$x^{2} \frac{d y}{d x}=x^{2}-2 y^{2}+x y$
The given differential equation is:
$x^{2} \frac{d y}{d x}=x^{2}-2 y^{2}+x y$
$\frac{d y}{d x}=\frac{x^{2}-2 y^{2}+x y}{x^{2}}$ ...(1)
Let $F(x, y)=\frac{x^{2}-2 y^{2}+x y}{x^{2}}$
$\therefore F(\lambda x, \lambda y)=\frac{(\lambda x)^{2}-2(\lambda y)^{2}+(\lambda x)(\lambda y)}{(\lambda x)^{2}}=\frac{x^{2}-2 y^{2}+x y}{x^{2}}=\lambda^{0} \cdot F(x, y)$
Therefore, the given differential equation is a homogeneous equation.

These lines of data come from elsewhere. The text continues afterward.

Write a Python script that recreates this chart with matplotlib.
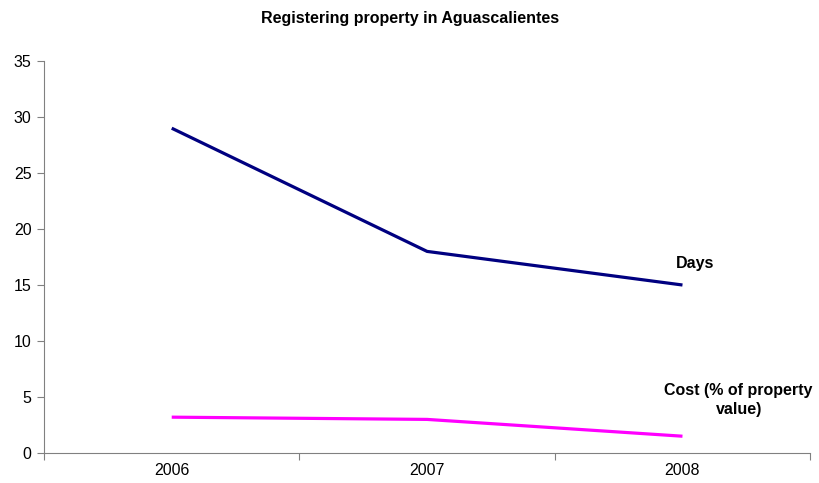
import matplotlib.pyplot as plt

plt.rcParams['font.family'] = ['Liberation Sans', 'DejaVu Sans']

# data
years = ['2006', '2007', '2008']
days = [29, 18, 15]
cost = [3.2, 3.0, 1.5]

fig = plt.figure(figsize=(8.2, 4.83), dpi=100)
ax = fig.add_axes([0.0537, 0.0621, 0.9343, 0.8116])

x = range(len(years))
ax.plot(x, days, color='#000080', linewidth=2.3, solid_capstyle='butt')
ax.plot(x, cost, color='#FF00FF', linewidth=2.3, solid_capstyle='butt')

ax.set_xlim(-0.5, 2.5)
ax.set_ylim(0, 35)
ax.set_yticks(range(0, 36, 5))

# category labels between tick marks (Excel style)
ax.set_xticks([-0.5, 0.5, 1.5, 2.5])
ax.set_xticklabels([])
ax.set_xticks(list(x), minor=True)
ax.set_xticklabels(years, minor=True)
ax.tick_params(axis='x', which='minor', length=0, pad=7, labelsize=11.5)
ax.tick_params(axis='x', which='major', length=5, color='#808080')
ax.tick_params(axis='y', length=5, labelsize=11.5, color='#808080', pad=4)

for s in ['top', 'right']:
    ax.spines[s].set_visible(False)
for s in ['left', 'bottom']:
    ax.spines[s].set_color('#808080')

ax.text(2.05, 16.9, 'Days', fontsize=11.5, fontweight='bold', ha='center', va='center')
ax.text(2.22, 4.7, 'Cost (% of property\nvalue)', fontsize=11.5, fontweight='bold',
        ha='center', va='center', linespacing=1.35)

fig.text(0.5, 0.962, 'Registering property in Aguascalientes', fontsize=11.5,
         fontweight='bold', ha='center', va='center')

fig.savefig('out.png', dpi=100)
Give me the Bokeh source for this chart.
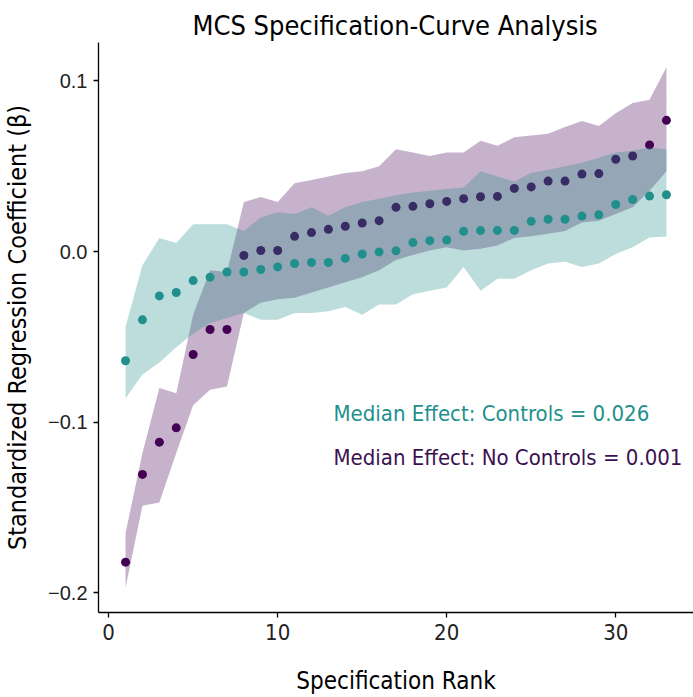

To solve it, we make the substitution as:
y = vx
$\Rightarrow \frac{d y}{d x}=v+x \frac{d v}{d x}$
Substituting the values of $y$ and $\frac{d y}{d x}$ in equation (1), we get:
$v+x \frac{d v}{d x}=\frac{x^{2}-2(v x)^{2}+x \cdot(v x)}{x^{2}}$
$\Rightarrow v+x \frac{d v}{d x}=1-2 v^{2}+v$
$\Rightarrow x \frac{d v}{d x}=1-2 v^{2}$
$\Rightarrow \frac{d v}{1-2 v^{2}}=\frac{d x}{x}$
$\Rightarrow \frac{1}{2} \cdot \frac{d v}{\frac{1}{2}-v^{2}}=\frac{d x}{x}$
$\Rightarrow \frac{1}{2} \cdot\left[\frac{d v}{\left(\frac{1}{\sqrt{2}}\right)^{2}-v^{2}}\right]=\frac{d x}{x}$
Integrating both sides, we get:
$\frac{1}{2} \cdot \frac{1}{2 \times \frac{1}{\sqrt{2}}} \log \left|\frac{\frac{1}{\sqrt{2}}+v}{\frac{1}{\sqrt{2}}-v}\right|=\log |x|+\mathrm{C}$
$\Rightarrow \frac{1}{2 \sqrt{2}} \log \left|\frac{\frac{1}{\sqrt{2}}+\frac{y}{x}}{\frac{1}{\sqrt{2}}-\frac{y}{x}}\right|=\log |x|+\mathrm{C}$
$\Rightarrow \frac{1}{2 \sqrt{2}} \log \left|\frac{x+\sqrt{2} y}{x-\sqrt{2} y}\right|=\log |x|+\mathrm{C}$
This is the required solution for the given differential equation.